Hanauma Bay is known for the vast variety of tropical fish and for the fact that the fish are used to seeing people up close, so this makes for good underwater photo opportunities. Hanauma Bay is not known for colorful corals and live reefs though. There are some channels to view but if you are set on seeing beautiful coral reef, you may want to explore some of the other great snorkel spots on Oahu.
The park has an entrance fee of $5 per person, and the fee is waived for visitors under 13 years of age or for residents of Hawaii with valid identification.
5. Kaena Point State Park: This beautiful white sand beach is located on the western tip of Oahu between the rugged Waianae Mountains and the Pacific Ocean.
Kaena Point is more isolated than some of the other popular snorkeling spots on the island, therefore you will not likely see near the crowds.
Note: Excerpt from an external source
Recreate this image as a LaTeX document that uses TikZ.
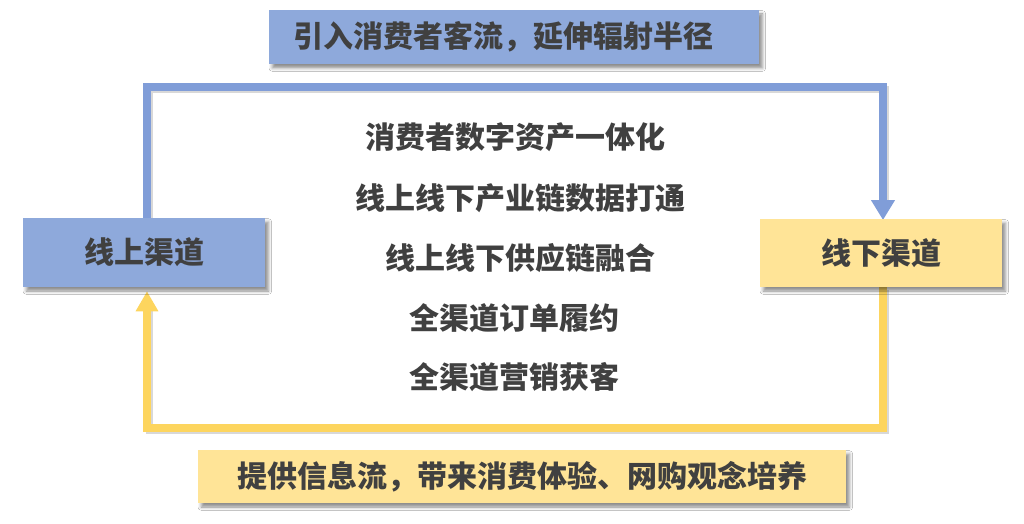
\documentclass[tikz,border=0pt]{standalone}
\usepackage{fontspec}
\setmainfont{Noto Sans CJK SC}
\usetikzlibrary{arrows.meta,shadows.blur,backgrounds}
\definecolor{boxblue}{HTML}{8EA9DB}
\definecolor{lineblue}{HTML}{809DD8}
\definecolor{boxyellow}{HTML}{FFE497}
\definecolor{lineyellow}{HTML}{FDD55E}
\definecolor{txt}{HTML}{404040}
\tikzset{
  box/.style={rectangle, inner sep=0pt, text=txt, font=\fontsize{22.5pt}{26pt}\selectfont\bfseries,
    blur shadow={shadow xshift=2.5pt, shadow yshift=-3pt, shadow opacity=45, shadow blur radius=2.5pt}},
  bluebox/.style={box, fill=boxblue},
  yellowbox/.style={box, fill=boxyellow},
  midtext/.style={text=txt, font=\fontsize{22.5pt}{26pt}\selectfont\bfseries, inner sep=0pt},
  flowline/.style={line width=5.5pt, line join=miter},
  flowshadow/.style={line width=5.5pt, draw=black!60, opacity=0.25, line join=miter,
    transform canvas={xshift=2pt, yshift=-2pt}},
  blueline/.style={flowline, draw=lineblue, -{Triangle[length=15pt,width=17pt]}},
  yellowline/.style={flowline, draw=lineyellow, -{Triangle[length=15pt,width=16pt]}},
}
\begin{document}
\begin{tikzpicture}[x=0.75pt, y=-0.75pt]
\useasboundingbox (0,0) rectangle (1024,524);
% boxes
\node[bluebox, minimum width=490*0.75pt, minimum height=54*0.75pt] (topbox) at (514,37) {\hspace*{-16pt}引入消费者客流，延伸辐射半径};
\node[yellowbox, minimum width=648*0.75pt, minimum height=53*0.75pt] (botbox) at (522,476.5) {提供信息流，带来消费体验、网购观念培养};
\node[bluebox, minimum width=242*0.75pt, minimum height=69*0.75pt] (on) at (144,252.5) {线上渠道};
\node[yellowbox, minimum width=242*0.75pt, minimum height=68*0.75pt] (off) at (881,253) {线下渠道};
% center texts
\node[midtext] (t1) at (515,137) {消费者数字资产一体化};
\node[midtext] (t2) at (520,198) {线上线下产业链数据打通};
\node[midtext] (t3) at (520,258) {线上线下供应链融合};
\node[midtext] (t4) at (514,318) {全渠道订单履约};
\node[midtext] (t5) at (514,377) {全渠道营销获客};
% corner coordinates
\coordinate (ctl) at (147,87);
\coordinate (ctr) at (883,87);
\coordinate (cbr) at (883,428);
\coordinate (cbl) at (147,428);
\begin{pgfonlayer}{background}
\fill[white] (0,0) rectangle (1024,524);
\draw[flowshadow] (on.north -| ctl) -- (ctl) -- (ctr) -- ([yshift=14pt]off.north -| ctr);
\draw[flowshadow] (off.south -| cbr) -- (cbr) -- (cbl) -- ([yshift=-14pt]on.south -| cbl);
\draw[blueline] (on.north -| ctl) -- (ctl) -- (ctr) -- ([yshift=-1pt]off.north -| ctr);
\draw[yellowline] (off.south -| cbr) -- (cbr) -- (cbl) -- ([yshift=-3pt]on.south -| cbl);
\end{pgfonlayer}
\end{tikzpicture}
\end{document}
The ocean floor off Kaena Point is mostly made up of white sand and flat coral with the shallow water slowly sloping off as you swim further from shore.
You will not see the variety or volume of fish at Kaena Point as you will see at Hanauma Bay, but you will not be disappointed either. Depending on the weather, the water can be nice and calm, but if the wind is strong the waves can kick up a bit making snorkeling a bit more difficult. If this happens, just relax on the beach and wait for the wind to die down a bit.
As a conclusion to “Where to Snorkel on Oahu – Our 5 Top Picks & Places.”: Snorkeling is a great relaxing sport and a great way to enjoy the sea life around the island. Snorkeling can be enjoyed by almost anyone of any age as long as they have basic to good swimming skills. But keep in mind, you are dealing with nature and the ocean and waves that are unpredictable and the weather and environment of the ocean water can change quickly. Even the very best swimmers can get into trouble in the wrong, or right situation.
Therefore, you should never snorkel alone. Always be aware of the body of water that you are snorkeling in. Know the currents and the depth of the area you are swimming in. If you do not know – ask. Snorkeling is a great sport and it can be enjoyed by young kids to adults – but be careful and enjoy the beautiful island of Oahu.